Each line of the listing must be transcribed exactly, except for the images, which should be excluded.

* START SUPPLIED INFORMATION *

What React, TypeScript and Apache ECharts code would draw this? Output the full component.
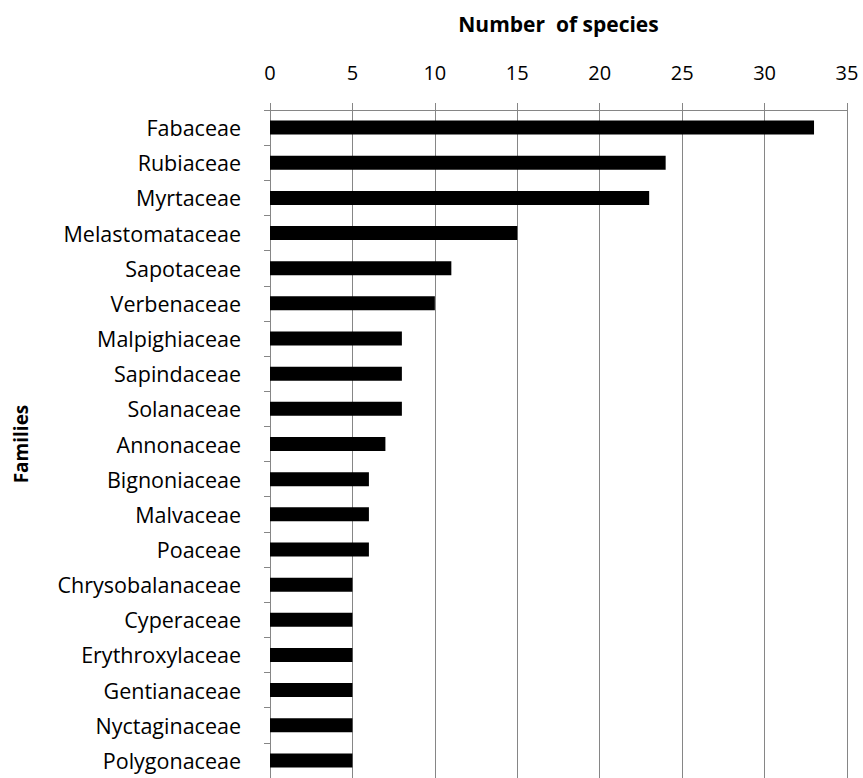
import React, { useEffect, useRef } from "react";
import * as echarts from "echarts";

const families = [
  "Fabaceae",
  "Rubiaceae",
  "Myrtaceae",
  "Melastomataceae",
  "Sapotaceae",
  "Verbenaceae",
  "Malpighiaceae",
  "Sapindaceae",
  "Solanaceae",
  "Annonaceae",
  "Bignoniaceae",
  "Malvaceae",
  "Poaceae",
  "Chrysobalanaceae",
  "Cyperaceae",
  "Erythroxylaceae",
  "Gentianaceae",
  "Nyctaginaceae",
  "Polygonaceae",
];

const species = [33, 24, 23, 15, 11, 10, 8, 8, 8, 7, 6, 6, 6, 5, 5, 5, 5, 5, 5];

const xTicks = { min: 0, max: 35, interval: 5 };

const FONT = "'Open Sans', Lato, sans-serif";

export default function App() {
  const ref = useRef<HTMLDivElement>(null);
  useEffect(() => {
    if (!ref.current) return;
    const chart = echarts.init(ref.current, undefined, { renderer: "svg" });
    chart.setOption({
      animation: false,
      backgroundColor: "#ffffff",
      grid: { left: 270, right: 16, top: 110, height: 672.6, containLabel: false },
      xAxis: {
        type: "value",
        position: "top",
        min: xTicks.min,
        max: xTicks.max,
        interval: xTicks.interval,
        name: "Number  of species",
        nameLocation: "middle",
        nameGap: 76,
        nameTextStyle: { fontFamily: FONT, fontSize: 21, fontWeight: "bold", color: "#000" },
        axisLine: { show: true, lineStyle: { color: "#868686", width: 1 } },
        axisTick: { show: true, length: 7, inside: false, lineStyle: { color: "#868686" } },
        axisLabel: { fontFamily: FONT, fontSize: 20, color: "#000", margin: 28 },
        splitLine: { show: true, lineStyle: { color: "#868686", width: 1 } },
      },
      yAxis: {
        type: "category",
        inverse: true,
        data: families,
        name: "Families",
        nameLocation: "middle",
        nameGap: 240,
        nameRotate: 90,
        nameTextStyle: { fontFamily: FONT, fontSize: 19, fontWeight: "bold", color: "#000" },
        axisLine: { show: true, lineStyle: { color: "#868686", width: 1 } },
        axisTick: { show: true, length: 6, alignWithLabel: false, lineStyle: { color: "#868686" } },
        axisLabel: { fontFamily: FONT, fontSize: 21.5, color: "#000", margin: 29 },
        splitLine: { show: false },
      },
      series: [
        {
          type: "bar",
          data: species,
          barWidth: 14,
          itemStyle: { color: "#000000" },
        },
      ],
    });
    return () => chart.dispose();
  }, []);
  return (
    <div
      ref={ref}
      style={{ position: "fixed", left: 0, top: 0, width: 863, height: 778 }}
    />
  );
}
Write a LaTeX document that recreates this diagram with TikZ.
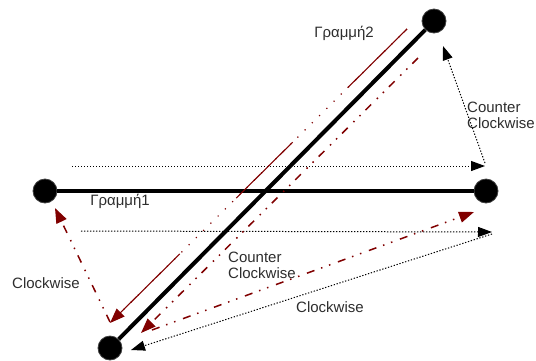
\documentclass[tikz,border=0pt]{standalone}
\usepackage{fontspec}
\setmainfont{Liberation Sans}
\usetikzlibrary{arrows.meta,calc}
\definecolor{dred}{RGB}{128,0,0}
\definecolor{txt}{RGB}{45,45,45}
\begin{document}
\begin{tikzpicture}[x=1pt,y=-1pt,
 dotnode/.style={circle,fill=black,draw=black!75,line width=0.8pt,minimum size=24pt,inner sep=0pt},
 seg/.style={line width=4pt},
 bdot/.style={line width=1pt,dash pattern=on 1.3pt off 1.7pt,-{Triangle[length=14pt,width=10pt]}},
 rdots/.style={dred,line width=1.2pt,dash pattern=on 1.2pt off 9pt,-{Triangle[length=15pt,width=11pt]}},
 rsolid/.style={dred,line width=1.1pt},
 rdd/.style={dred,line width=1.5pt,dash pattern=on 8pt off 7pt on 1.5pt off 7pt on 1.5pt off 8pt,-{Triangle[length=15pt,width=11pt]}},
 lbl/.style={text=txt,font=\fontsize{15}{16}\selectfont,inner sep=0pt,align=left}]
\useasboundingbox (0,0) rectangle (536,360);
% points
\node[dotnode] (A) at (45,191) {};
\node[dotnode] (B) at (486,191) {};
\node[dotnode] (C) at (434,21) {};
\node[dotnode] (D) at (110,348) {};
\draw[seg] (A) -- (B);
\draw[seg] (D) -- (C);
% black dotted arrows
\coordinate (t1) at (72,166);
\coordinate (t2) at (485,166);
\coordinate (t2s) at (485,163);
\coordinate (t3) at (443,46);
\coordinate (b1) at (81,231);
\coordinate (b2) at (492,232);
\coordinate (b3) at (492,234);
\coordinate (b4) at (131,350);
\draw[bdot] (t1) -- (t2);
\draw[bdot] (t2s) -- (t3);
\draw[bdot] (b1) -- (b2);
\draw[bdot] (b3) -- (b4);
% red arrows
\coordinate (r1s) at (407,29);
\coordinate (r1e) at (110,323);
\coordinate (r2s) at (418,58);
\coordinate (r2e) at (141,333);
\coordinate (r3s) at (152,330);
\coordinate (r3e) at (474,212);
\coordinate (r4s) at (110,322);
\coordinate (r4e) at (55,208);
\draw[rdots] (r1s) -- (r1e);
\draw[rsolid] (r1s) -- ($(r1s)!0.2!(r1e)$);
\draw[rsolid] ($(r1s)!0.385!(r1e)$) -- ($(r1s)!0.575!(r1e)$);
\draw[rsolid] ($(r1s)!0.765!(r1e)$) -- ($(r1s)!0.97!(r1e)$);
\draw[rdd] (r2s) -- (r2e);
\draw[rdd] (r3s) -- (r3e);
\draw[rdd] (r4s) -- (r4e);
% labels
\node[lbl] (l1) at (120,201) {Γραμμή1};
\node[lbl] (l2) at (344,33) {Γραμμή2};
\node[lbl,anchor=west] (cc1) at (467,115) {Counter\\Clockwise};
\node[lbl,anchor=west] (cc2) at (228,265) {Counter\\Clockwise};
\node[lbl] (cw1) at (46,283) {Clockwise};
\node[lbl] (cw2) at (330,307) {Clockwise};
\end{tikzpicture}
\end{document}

* END SUPPLIED INFORMATION *

## ANSWER TO THE PROBLEM
What React, TypeScript and Apache ECharts code would draw this? Output the full component.
import React, { useEffect, useRef } from "react";
import * as echarts from "echarts";

const families = [
  "Fabaceae",
  "Rubiaceae",
  "Myrtaceae",
  "Melastomataceae",
  "Sapotaceae",
  "Verbenaceae",
  "Malpighiaceae",
  "Sapindaceae",
  "Solanaceae",
  "Annonaceae",
  "Bignoniaceae",
  "Malvaceae",
  "Poaceae",
  "Chrysobalanaceae",
  "Cyperaceae",
  "Erythroxylaceae",
  "Gentianaceae",
  "Nyctaginaceae",
  "Polygonaceae",
];

const species = [33, 24, 23, 15, 11, 10, 8, 8, 8, 7, 6, 6, 6, 5, 5, 5, 5, 5, 5];

const xTicks = { min: 0, max: 35, interval: 5 };

const FONT = "'Open Sans', Lato, sans-serif";

export default function App() {
  const ref = useRef<HTMLDivElement>(null);
  useEffect(() => {
    if (!ref.current) return;
    const chart = echarts.init(ref.current, undefined, { renderer: "svg" });
    chart.setOption({
      animation: false,
      backgroundColor: "#ffffff",
      grid: { left: 270, right: 16, top: 110, height: 672.6, containLabel: false },
      xAxis: {
        type: "value",
        position: "top",
        min: xTicks.min,
        max: xTicks.max,
        interval: xTicks.interval,
        name: "Number  of species",
        nameLocation: "middle",
        nameGap: 76,
        nameTextStyle: { fontFamily: FONT, fontSize: 21, fontWeight: "bold", color: "#000" },
        axisLine: { show: true, lineStyle: { color: "#868686", width: 1 } },
        axisTick: { show: true, length: 7, inside: false, lineStyle: { color: "#868686" } },
        axisLabel: { fontFamily: FONT, fontSize: 20, color: "#000", margin: 28 },
        splitLine: { show: true, lineStyle: { color: "#868686", width: 1 } },
      },
      yAxis: {
        type: "category",
        inverse: true,
        data: families,
        name: "Families",
        nameLocation: "middle",
        nameGap: 240,
        nameRotate: 90,
        nameTextStyle: { fontFamily: FONT, fontSize: 19, fontWeight: "bold", color: "#000" },
        axisLine: { show: true, lineStyle: { color: "#868686", width: 1 } },
        axisTick: { show: true, length: 6, alignWithLabel: false, lineStyle: { color: "#868686" } },
        axisLabel: { fontFamily: FONT, fontSize: 21.5, color: "#000", margin: 29 },
        splitLine: { show: false },
      },
      series: [
        {
          type: "bar",
          data: species,
          barWidth: 14,
          itemStyle: { color: "#000000" },
        },
      ],
    });
    return () => chart.dispose();
  }, []);
  return (
    <div
      ref={ref}
      style={{ position: "fixed", left: 0, top: 0, width: 863, height: 778 }}
    />
  );
}
Write a LaTeX document that recreates this diagram with TikZ.
\documentclass[tikz,border=0pt]{standalone}
\usepackage{fontspec}
\setmainfont{Liberation Sans}
\usetikzlibrary{arrows.meta,calc}
\definecolor{dred}{RGB}{128,0,0}
\definecolor{txt}{RGB}{45,45,45}
\begin{document}
\begin{tikzpicture}[x=1pt,y=-1pt,
 dotnode/.style={circle,fill=black,draw=black!75,line width=0.8pt,minimum size=24pt,inner sep=0pt},
 seg/.style={line width=4pt},
 bdot/.style={line width=1pt,dash pattern=on 1.3pt off 1.7pt,-{Triangle[length=14pt,width=10pt]}},
 rdots/.style={dred,line width=1.2pt,dash pattern=on 1.2pt off 9pt,-{Triangle[length=15pt,width=11pt]}},
 rsolid/.style={dred,line width=1.1pt},
 rdd/.style={dred,line width=1.5pt,dash pattern=on 8pt off 7pt on 1.5pt off 7pt on 1.5pt off 8pt,-{Triangle[length=15pt,width=11pt]}},
 lbl/.style={text=txt,font=\fontsize{15}{16}\selectfont,inner sep=0pt,align=left}]
\useasboundingbox (0,0) rectangle (536,360);
% points
\node[dotnode] (A) at (45,191) {};
\node[dotnode] (B) at (486,191) {};
\node[dotnode] (C) at (434,21) {};
\node[dotnode] (D) at (110,348) {};
\draw[seg] (A) -- (B);
\draw[seg] (D) -- (C);
% black dotted arrows
\coordinate (t1) at (72,166);
\coordinate (t2) at (485,166);
\coordinate (t2s) at (485,163);
\coordinate (t3) at (443,46);
\coordinate (b1) at (81,231);
\coordinate (b2) at (492,232);
\coordinate (b3) at (492,234);
\coordinate (b4) at (131,350);
\draw[bdot] (t1) -- (t2);
\draw[bdot] (t2s) -- (t3);
\draw[bdot] (b1) -- (b2);
\draw[bdot] (b3) -- (b4);
% red arrows
\coordinate (r1s) at (407,29);
\coordinate (r1e) at (110,323);
\coordinate (r2s) at (418,58);
\coordinate (r2e) at (141,333);
\coordinate (r3s) at (152,330);
\coordinate (r3e) at (474,212);
\coordinate (r4s) at (110,322);
\coordinate (r4e) at (55,208);
\draw[rdots] (r1s) -- (r1e);
\draw[rsolid] (r1s) -- ($(r1s)!0.2!(r1e)$);
\draw[rsolid] ($(r1s)!0.385!(r1e)$) -- ($(r1s)!0.575!(r1e)$);
\draw[rsolid] ($(r1s)!0.765!(r1e)$) -- ($(r1s)!0.97!(r1e)$);
\draw[rdd] (r2s) -- (r2e);
\draw[rdd] (r3s) -- (r3e);
\draw[rdd] (r4s) -- (r4e);
% labels
\node[lbl] (l1) at (120,201) {Γραμμή1};
\node[lbl] (l2) at (344,33) {Γραμμή2};
\node[lbl,anchor=west] (cc1) at (467,115) {Counter\\Clockwise};
\node[lbl,anchor=west] (cc2) at (228,265) {Counter\\Clockwise};
\node[lbl] (cw1) at (46,283) {Clockwise};
\node[lbl] (cw2) at (330,307) {Clockwise};
\end{tikzpicture}
\end{document}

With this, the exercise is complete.